Mandating government backdoor access to encrypted communications and data would mean protective measures such as perfect forward secrecy (PFS) as used by Google - which limits the amount of user information disclosed even if digital keys are compromised - would have to be removed.

Furthermore, the requirements to provide full access to law enforcement is likely to introduce unanticipated and hard to detect security flaws in today's complex and large internet environment with billions of interconnected devices and services, the cryptographers wrote.

The backdoors themselves would create "concentrated targets that could attract bad actors", further upping the risk of data breaches, the group wrote.

The crypto specialists pointed out that the UK intends to soon introduce laws to compel all communications providers, including US companies, to grant access to British security and law enforcement agencies.

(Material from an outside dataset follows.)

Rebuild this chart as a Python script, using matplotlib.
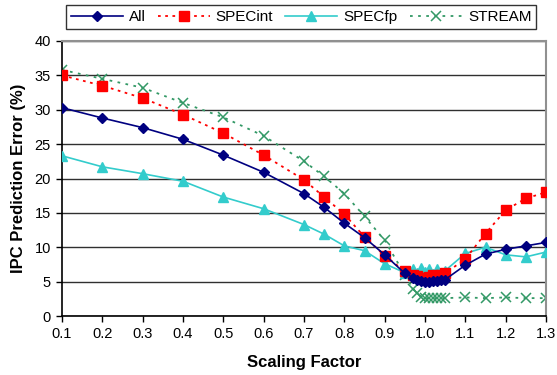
import matplotlib
matplotlib.use("Agg")
import matplotlib.pyplot as plt

plt.rcParams['font.family'] = ['Liberation Sans', 'DejaVu Sans']

scale = [0.1, 0.2, 0.3, 0.4, 0.5, 0.6, 0.7, 0.75, 0.8, 0.85, 0.9, 0.95,
         0.97, 0.98, 0.99, 1.0, 1.01, 1.02, 1.03, 1.04, 1.05,
         1.1, 1.15, 1.2, 1.25, 1.3]

err_all = [30.3, 28.8, 27.4, 25.7, 23.4, 20.9, 17.8, 15.8, 13.5, 11.4, 8.9, 6.2,
           5.6, 5.3, 5.1, 5.0, 5.0, 5.1, 5.1, 5.2, 5.3,
           7.4, 9.0, 9.7, 10.2, 10.7]
err_specint = [35.0, 33.5, 31.7, 29.3, 26.6, 23.4, 19.8, 17.3, 14.8, 11.5, 8.8, 6.5,
               6.0, 5.8, 5.6, 5.5, 5.7, 5.9, 5.8, 6.0, 6.2,
               8.3, 12.0, 15.4, 17.1, 18.0]
err_specfp = [23.3, 21.7, 20.7, 19.6, 17.3, 15.6, 13.3, 11.9, 10.2, 9.5, 7.6, 6.3,
              6.8, 6.2, 7.0, 6.4, 6.9, 6.1, 6.8, 6.2, 6.6,
              9.1, 10.0, 8.9, 8.6, 9.3]
err_stream = [35.8, 34.5, 33.2, 31.0, 28.9, 26.2, 22.5, 20.3, 17.8, 14.5, 11.0, 6.0,
              4.0, 3.3, 2.8, 2.6, 2.6, 2.6, 2.6, 2.6, 2.6,
              2.7, 2.6, 2.7, 2.6, 2.6]

xticks = [0.1, 0.2, 0.3, 0.4, 0.5, 0.6, 0.7, 0.8, 0.9, 1.0, 1.1, 1.2, 1.3]
xtick_labels = ['0.1', '0.2', '0.3', '0.4', '0.5', '0.6', '0.7', '0.8', '0.9',
                '1.0', '1.1', '1.2', '1.3']
yticks = [0, 5, 10, 15, 20, 25, 30, 35, 40]

fig = plt.figure(figsize=(5.57, 3.75), dpi=100)
ax = fig.add_axes([62 / 557, 59 / 375, 484 / 557, 275 / 375])

ax.plot(scale, err_all, color='#000080', lw=1.2, marker='D', ms=5.5,
        label='All', zorder=5)
ax.plot(scale, err_specint, color='#FF0000', lw=1.3, ls=(0, (1.5, 2.5)),
        marker='s', ms=6.5, label='SPECint', zorder=4)
ax.plot(scale, err_specfp, color='#33CCCC', lw=1.2, marker='^', ms=7,
        label='SPECfp', zorder=3)
ax.plot(scale, err_stream, color='#339966', lw=1.3, ls=(0, (1.5, 3)),
        marker='x', ms=6.5, mew=1.1, label='STREAM', zorder=2)

ax.set_xlim(0.1, 1.3)
ax.set_ylim(0, 40)
ax.set_xticks(xticks)
ax.set_xticklabels(xtick_labels)
ax.set_yticks(yticks)
ax.tick_params(direction='out', length=4, width=1, labelsize=10.5, pad=4,
               colors='black')
ax.yaxis.grid(True, color='#303030', lw=1)
ax.set_axisbelow(True)

for side in ('top', 'right'):
    ax.spines[side].set_color('#909090')
    ax.spines[side].set_linewidth(1.5)
for side in ('left', 'bottom'):
    ax.spines[side].set_color('black')
    ax.spines[side].set_linewidth(1.2)

ax.set_xlabel('Scaling Factor', fontsize=12, fontweight='bold', labelpad=10)
ax.set_ylabel('IPC Prediction Error (%)', fontsize=12, fontweight='bold',
              labelpad=6)

leg = fig.legend(loc='center', bbox_to_anchor=(301 / 557, 1 - 17 / 375),
                 ncol=4, frameon=True, fancybox=False, edgecolor='black',
                 fontsize=11, handlelength=3.4, columnspacing=0.8,
                 handletextpad=0.4, borderpad=0.3, borderaxespad=0)
leg.get_frame().set_linewidth(1.0)

fig.savefig('out.png', dpi=100)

This would lead to other countries demanding the same, reversing US and UK policy to keep the internet free and away from the control of authoritiarian regimes, the group argued.

"China has already intimated that it may require exceptional access. If a British-based developer deploys a messaging application used by citizens of China, must it provide exceptional access to Chinese law enforcement?" the crypto experts wrote.

"Which countries have sufficient respect for the rule of law to participate in an international exceptional access framework? How would such determinations be made?

"How would timely approvals be given for the millions of new products with communications capabilities? And how would this new surveillance ecosystem be funded and supervised?"